What is the meaning of the word "block" in the Block Successive Minimization Methods (BSUM) for optimization?

43 Views Asked by At

What is the mean of the word "block" in the Block Successive Minimization Methods (BSUM) for optimization ?

https://arxiv.org/abs/1511.02746

My guess is that the word block mean act of updating both sub-problem in parallel at every iteration. But I am not sure if it correct or not ?

$Min\,\,f({x_1},{x_2}) \to \left\{ {\begin{array}{*{20}{c}} {Min\,\,f({x_1})}\\ {Min\,\,f({x_2})} \end{array}} \right.$

1

There are 1 best solutions below

3
On BEST ANSWER

You got it right. Block coordinate descent algorithms are a class of algs that do not attempt to minimize the objective function with regards to all variables at once, but rather run through variables separately at each "sub-iteration". Generally speaking their advantage is simplicity of the sub-problems, which translates to low computational cost, therefore they might be suitable to huge-scale problems and parallel computing. Their disadvantage can be slow convergence rate and convergence only to a stationary point, not a global minimum.

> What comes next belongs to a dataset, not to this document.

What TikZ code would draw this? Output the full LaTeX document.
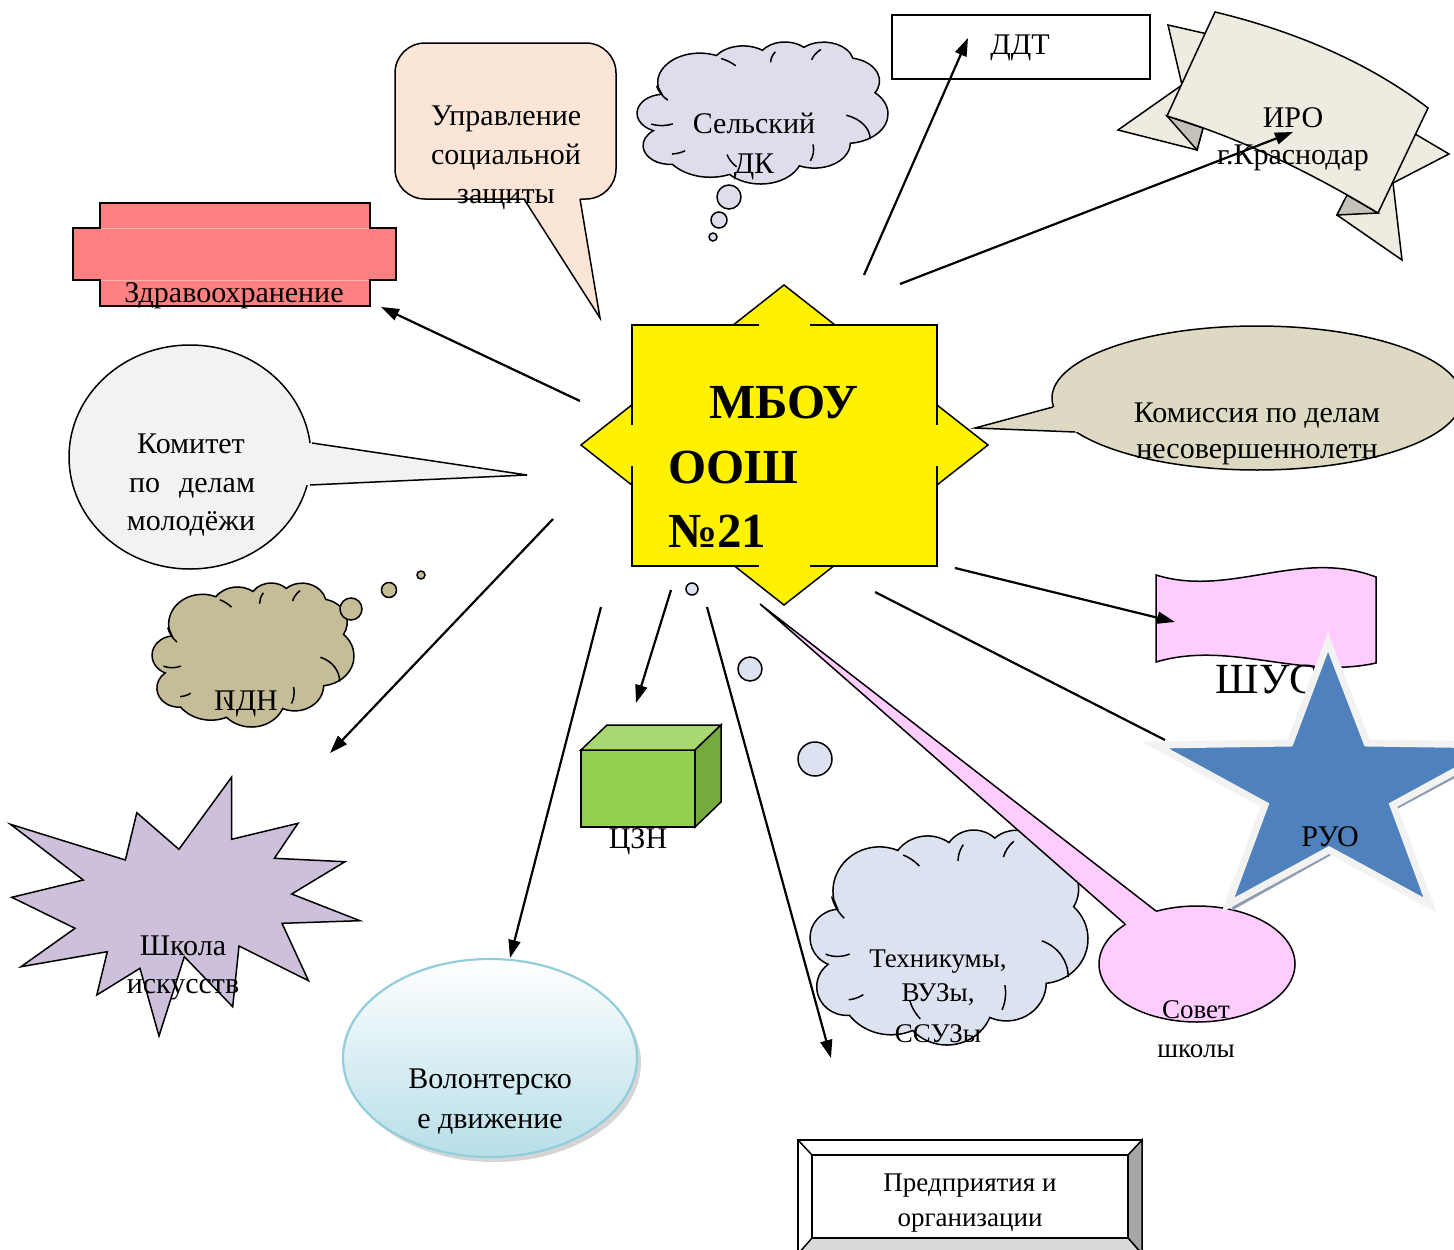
\documentclass[tikz,border=0pt]{standalone}
\usepackage{fontspec}
\setmainfont{Liberation Serif}
\usetikzlibrary{arrows.meta}
\definecolor{zdrav}{HTML}{FF8080}
\definecolor{zdravline}{HTML}{FFB3B3}
\definecolor{upr}{HTML}{FBE5D6}
\definecolor{lav}{HTML}{E1DCEB}
\definecolor{ribbon}{HTML}{EEECE1}
\definecolor{ribbongray}{HTML}{C4C2B8}
\definecolor{komis}{HTML}{DDD9C3}
\definecolor{komit}{HTML}{F2F2F2}
\definecolor{pdn}{HTML}{C4BD97}
\definecolor{shk}{HTML}{CCC0DA}
\definecolor{volf}{HTML}{B7DEE8}
\definecolor{volb}{HTML}{92CDDC}
\definecolor{cubefront}{HTML}{92D050}
\definecolor{cubetop}{HTML}{A9D872}
\definecolor{cubeside}{HTML}{76AA3E}
\definecolor{tech}{HTML}{DCE2F0}
\definecolor{pink}{HTML}{FFCCFF}
\definecolor{starblue}{HTML}{4F81BD}
\definecolor{starrim}{HTML}{F2F2F2}
\definecolor{starshadow}{HTML}{8E9CB2}
\definecolor{bevelgray}{HTML}{A6A6A6}
\definecolor{bevellight}{HTML}{D9D9D9}
% Word-style cloud: #1 fill, #2 left, #3 top, #4 right, #5 bottom
\newcommand{\wordcloud}[5]{%
 \begin{scope}[shift={(#2,#3)},xscale={(#4-#2)/403.9},yscale={(#5-#3)/444.65},shift={(-4.53,-0.23)}]
  \draw[outl,fill=#1] (39.00,143.70)
   arc[start angle=190.4875,delta angle=-123.7805,x radius=67.53pt,y radius=91.90pt]
   arc[start angle=144.1024,delta angle=-89.9452,x radius=53.33pt,y radius=72.67pt]
   arc[start angle=145.8079,delta angle=-99.7230,x radius=43.65pt,y radius=59.45pt]
   arc[start angle=130.9861,delta angle=-117.2417,x radius=48.57pt,y radius=65.95pt]
   arc[start angle=78.7089,delta angle=-109.0269,x radius=53.33pt,y radius=72.73pt]
   arc[start angle=46.2673,delta angle=-130.2690,x radius=67.75pt,y radius=92.20pt]
   arc[start angle=-0.6250,delta angle=-114.0333,x radius=57.85pt,y radius=78.67pt]
   arc[start angle=-22.4516,delta angle=-115.1726,x radius=67.52pt,y radius=92.15pt]
   arc[start angle=-66.2426,delta angle=-75.7110,x radius=77.20pt,y radius=105.43pt]
   arc[start angle=274.9421,delta angle=-146.7356,x radius=43.60pt,y radius=59.18pt]
   arc[start angle=246.8285,delta angle=-152.5189,x radius=43.45pt,y radius=59.45pt]
   -- cycle;
  \draw[outl]
   (46.93,261.77) arc[start angle=-86.742,end angle=-113.17,x radius=43.45pt,y radius=59.45pt]
   (46.93,261.77) arc[start angle=-86.742,end angle=-66,x radius=43.45pt,y radius=59.45pt]
   (69.28,348.99) arc[start angle=-73.61,end angle=-85.06,x radius=43.60pt,y radius=59.18pt]
   (69.28,348.99) arc[start angle=-73.61,end angle=-55,x radius=43.60pt,y radius=59.18pt]
   (164.78,390.90) arc[start angle=-137.62,end angle=-165,x radius=67.52pt,y radius=92.15pt]
   (288.27,347.51) arc[start angle=-6.45,end angle=-22.45,x radius=67.52pt,y radius=92.15pt]
   (288.27,347.51) arc[start angle=-6.45,end angle=10,x radius=67.52pt,y radius=92.15pt]
   (341.29,229.54) arc[start angle=70.2924,delta angle=-70.9174,x radius=57.85pt,y radius=78.67pt]
   (290.78,39.52) arc[start angle=149.18,end angle=130.99,x radius=48.57pt,y radius=65.95pt]
   (290.78,39.52) arc[start angle=149.18,end angle=165,x radius=48.57pt,y radius=65.95pt]
   (221.41,47.20) arc[start angle=163.49,end angle=145.81,x radius=43.65pt,y radius=59.45pt]
   (221.41,47.20) arc[start angle=163.49,end angle=180,x radius=43.65pt,y radius=59.45pt]
   (140.00,51.92) arc[start angle=66.71,end angle=42,x radius=67.53pt,y radius=91.90pt]
   (41.27,157.89) arc[start angle=-153.95,end angle=-167.3,x radius=67.53pt,y radius=91.90pt]
   (41.27,157.89) arc[start angle=-153.95,end angle=-135,x radius=67.53pt,y radius=91.90pt];
 \end{scope}}
\begin{document}
\begin{tikzpicture}[x=1pt,y=-1pt,
  outl/.style={draw=black,line width=1.5pt,line join=miter},
  conn/.style={line width=2.2pt,-{Triangle[length=18pt,width=12pt]}},
  plainconn/.style={line width=2.2pt},
  lbl/.style={font=\fontsize{30}{36}\selectfont,anchor=base,inner sep=0pt},
  smalllbl/.style={font=\fontsize{27}{32}\selectfont,anchor=base,inner sep=0pt},
  ctext/.style={font=\fontsize{49}{58}\selectfont\bfseries,anchor=base west,inner sep=0pt}
]
\useasboundingbox (0,0) rectangle (1454,1250);
\fill[white] (0,0) rectangle (1454,1250);

% ---------- Здравоохранение
\draw[outl,fill=zdrav] (100,203) -- (370,203) -- (370,228) -- (396,228) -- (396,280) -- (370,280) -- (370,306) -- (100,306) -- (100,280) -- (73,280) -- (73,228) -- (100,228) -- cycle;
\draw[zdravline,line width=1pt] (101,228) -- (369,228) (101,280) -- (369,280);
\node[lbl] (zdravT) at (234,302) {Здравоохранение};

% ---------- Управление социальной защиты
\draw[outl,fill=upr,rounded corners=30pt] (395,43) rectangle (616,199);
\fill[upr] (524,196.8) -- (580,196.8) -- (600,318) -- cycle;
\draw[outl] (524,199) -- (600,318) -- (580,199);
\node[lbl] (uprA) at (506,125) {Управление};
\node[lbl] (uprB) at (506,164) {социальной};
\node[lbl] (uprC) at (506,203) {защиты};

% ---------- Сельский ДК
\wordcloud{lav}{637}{42}{888}{184}
\draw[outl,fill=lav] (729,197) circle[radius=12];
\draw[outl,fill=lav] (719,220) circle[radius=8];
\draw[outl,fill=lav] (713,237) circle[radius=4];
\node[lbl] (selskA) at (754,133) {Сельский};
\node[lbl] (selskB) at (754,173) {ДК};

% ---------- ДДТ
\draw[outl,fill=white] (892,15) rectangle (1150,79);
\node[lbl] (ddt) at (1020,54) {ДДТ};

% ---------- ИРО ribbon
\draw[outl,fill=ribbon] (1168,25) -- (1212,35) -- (1203,128) -- (1197,150) -- (1118,130) -- (1182,85) -- cycle;
\draw[outl,fill=ribbongray] (1167,116) -- (1197,150) -- (1203,128) -- cycle;
\draw[outl,fill=ribbon] (1405,128) -- (1449,154) -- (1393,183) -- (1402,260) -- (1337,215) -- (1350,190) -- cycle;
\draw[outl,fill=ribbongray] (1337,215) -- (1378,213) -- (1347,195) -- cycle;
\draw[outl,fill=ribbon] (1215,12) .. controls (1290,30) and (1365,60) .. (1428,108) -- (1378,213) .. controls (1310,172) and (1240,138) .. (1167,116) -- cycle;
\node[lbl] (iroA) at (1293,127) {ИРО};
\node[lbl] (iroB) at (1293,164) {г.Краснодар};

% ---------- Центр: МБОУ ООШ №21
\draw[outl,fill=yellow] (784,285) -- (988,445) -- (784,605) -- (581,445) -- cycle;
\fill[yellow] (632,325) rectangle (937,566);
\draw[outl] (759,325) -- (632,325) -- (632,425) (632,466) -- (632,566) -- (759,566)
            (810,325) -- (937,325) -- (937,425) (937,466) -- (937,566) -- (810,566);
\node[minimum width=305pt,minimum height=241pt,inner sep=0pt] (school) at (784,445) {};
\node[ctext] (schA) at (709,418) {МБОУ};
\node[ctext] (schB) at (668,483) {ООШ};
\node[ctext] (schC) at (668,547) {№21};

% ---------- Комиссия по делам несовершеннолетних
\draw[outl,fill=komis] (1257,398) ellipse[x radius=205,y radius=72];
\fill[komis] (1053,407) -- (975,428) -- (1075,432) -- (1095,432) -- (1095,407) -- cycle;
\draw[outl] (1053,407) -- (975,428) -- (1075,432);
\node[lbl] (komA) at (1257,422) {Комиссия по делам};
\node[lbl] (komB) at (1257,458) {несовершеннолетн};

% ---------- Комитет по делам молодёжи
\draw[outl,fill=komit] (190,457) ellipse[x radius=121,y radius=112];
\fill[komit] (312,443) -- (527,475) -- (310,485) -- (295,485) -- (295,443) -- cycle;
\draw[outl] (312,443) -- (527,475) -- (310,485);
\node[lbl] (kmtA) at (191,453) {Комитет};
\node[lbl] (kmtB) at (192,492) {\hbox to 126pt{по\hfil делам}};
\node[lbl] (kmtC) at (191,530) {молодёжи};

% ---------- ПДН
\wordcloud{pdn}{152}{583}{354}{727}
\draw[outl,fill=pdn] (351,609) circle[radius=11];
\draw[outl,fill=pdn] (389,590) circle[radius=7.5];
\draw[outl,fill=pdn] (421,575) circle[radius=4];
\node[lbl] (pdnT) at (246,710) {ПДН};

% ---------- Школа искусств
\draw[outl,fill=shk] (10.5,824.3) -- (125.4,860) -- (136.8,812.7) -- (178.9,849.3) -- (231.5,777.3) -- (231.5,839.3) -- (298,823.3) -- (274.4,858.3) -- (345,861.7) -- (291.7,894) -- (359.9,920.7) -- (282,923.3) -- (308.5,980.7) -- (239,946) -- (232.7,1006.7) -- (184.3,956.7) -- (159,1036) -- (140,968.3) -- (96.8,995) -- (107.3,951.7) -- (21,966.7) -- (75,928.3) -- (11.8,897.3) -- (83.3,880) -- cycle;
\node[lbl] (shkA) at (183,955) {Школа};
\node[lbl] (shkB) at (183,993) {искусств};

% ---------- Волонтерское движение
\fill[gray!55,opacity=0.6] (494,1063) ellipse[x radius=147,y radius=99];
\draw[draw=volb,line width=2.2pt,top color=white,bottom color=volf] (490,1058) ellipse[x radius=147,y radius=99];
\node[lbl] (volA) at (490,1088) {Волонтерско};
\node[lbl] (volB) at (490,1128) {е движение};

% ---------- ЦЗН cube
\draw[outl,fill=cubefront] (581,750) rectangle (695,827);
\draw[outl,fill=cubetop] (581,750) -- (607,725) -- (721,725) -- (695,750) -- cycle;
\draw[outl,fill=cubeside] (695,750) -- (721,725) -- (721,802) -- (695,827) -- cycle;
\node[lbl] (czn) at (638,848) {ЦЗН};

% ---------- Техникумы, ВУЗы, ССУЗы
\draw[outl,fill=tech] (692,589) circle[radius=6];
\draw[outl,fill=tech] (750,669) circle[radius=12];
\draw[outl,fill=tech] (815,759) circle[radius=17];
\wordcloud{tech}{810}{830}{1088}{1045}
\node[smalllbl] (techA) at (938,967) {Техникумы,};
\node[smalllbl] (techB) at (938,1001) {ВУЗы,};
\node[smalllbl] (techC) at (938,1042) {ССУЗы};

% ---------- Совет школы
\draw[outl,fill=pink] (1197,964) ellipse[x radius=98,y radius=58];
\fill[pink] (1156,911) -- (760,604) -- (1125,924) -- (1160,940) -- cycle;
\draw[outl] (1156,911) -- (760,604) -- (1125,924);
\node[smalllbl] (sovA) at (1196,1018) {Совет};
\node[smalllbl] (sovB) at (1196,1057) {школы};

% ---------- ШУС
\draw[outl,fill=pink] (1156,575) .. controls (1230,598) and (1300,548) .. (1376,577) -- (1376,663) .. controls (1300,680) and (1230,640) .. (1156,662) -- cycle;
\node[font=\fontsize{43}{50}\selectfont,anchor=base,inner sep=0pt] (shus) at (1267,693) {ШУС};

% ---------- РУО star
\fill[starshadow] (1332,644) -- (1371,747) -- (1509,749) -- (1397,809) -- (1435,911) -- (1333,854) -- (1231,911) -- (1269,809) -- (1157,749) -- (1294,747) -- cycle;
\draw[line width=7pt,draw=starrim,fill=starblue,line join=miter] (1328,642) -- (1367,743) -- (1503,745) -- (1393,805) -- (1430,905) -- (1329,850) -- (1228,905) -- (1265,805) -- (1155,745) -- (1290,743) -- cycle;
\node[lbl] (ruo) at (1330,846) {РУО};

% ---------- Предприятия и организации
\draw[outl,fill=white] (798,1140) rectangle (1142,1254);
\draw[outl,fill=bevelgray] (1128,1155) -- (1142,1140) -- (1142,1254) -- (1128,1238) -- cycle;
\draw[outl,fill=bevellight] (812,1238) -- (1128,1238) -- (1142,1254) -- (798,1254) -- cycle;
\draw[outl] (798,1140) -- (812,1155);
\draw[outl] (812,1155) rectangle (1128,1238);
\node[smalllbl] (predA) at (970,1191) {Предприятия и};
\node[smalllbl] (predB) at (970,1226) {организации};

% ---------- connectors
\coordinate (zdS) at (580,401);  \coordinate (zdE) at (381,307);
\coordinate (ddtS) at (864,275); \coordinate (ddtE) at (968,38);
\coordinate (iroS) at (900,284); \coordinate (iroE) at (1293,132);
\coordinate (shusS) at (955,568); \coordinate (shusE) at (1175,622);
\coordinate (ruoS) at (875,592); \coordinate (ruoE) at (1165,740);
\coordinate (predS) at (707,607); \coordinate (predE) at (831,1058);
\coordinate (cznS) at (671,590); \coordinate (cznE) at (636,703);
\coordinate (volS) at (601,607); \coordinate (volE) at (510,958);
\coordinate (shkS) at (553,519); \coordinate (shkE) at (330,753);
\draw[conn] (zdS) -- (zdE);
\draw[conn] (ddtS) -- (ddtE);
\draw[conn] (iroS) -- (iroE);
\draw[conn] (shusS) -- (shusE);
\draw[plainconn] (ruoS) -- (ruoE);
\draw[conn] (predS) -- (predE);
\draw[conn] (cznS) -- (cznE);
\draw[conn] (volS) -- (volE);
\draw[conn] (shkS) -- (shkE);
\end{tikzpicture}
\end{document}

Notice that a "block" does not have to mean a single variable. Blocks can range from $1$ to $n$ variables, and all variables within a block will be updated simultaneously. The specific choice of block partition is dependent on the objective, constraint set, minimization procedure, etc. In your example you used single variable blocks. However, consider the function: $$f(x_1,x_2,x_3,x_4)=x_1^2x_3^2+x_2^2x_4^2$$

where it makes sense to partition to blocks as $b_1=(x_1,x_2),\,b_2=(x_3,x_4)$, since in that case the function $f$ is convex with regards to $b_1$ while keeping $b_2$ fixed (and vise versa), since there is no coupling of the variables within the blocks.

Notice that we do not always parallelize, it's an option, not a must. BSUM in specific works linearly, not in parallel. Also, "sub-iterations" do not have to be executed in a cyclic manner, there are multiple option, from cyclic to random of different distributions or a pre-defined permutation. A nice property of this class of algorithms is that usually the choice of update rule does not influence the convergence analysis, but it is required that each block is updated exectly once during a "meta-iteration". Moreover, there is empirical evidence that random permutations converge faster in practice than fixed/cyclical ones, even when the theoretical convergence is identical.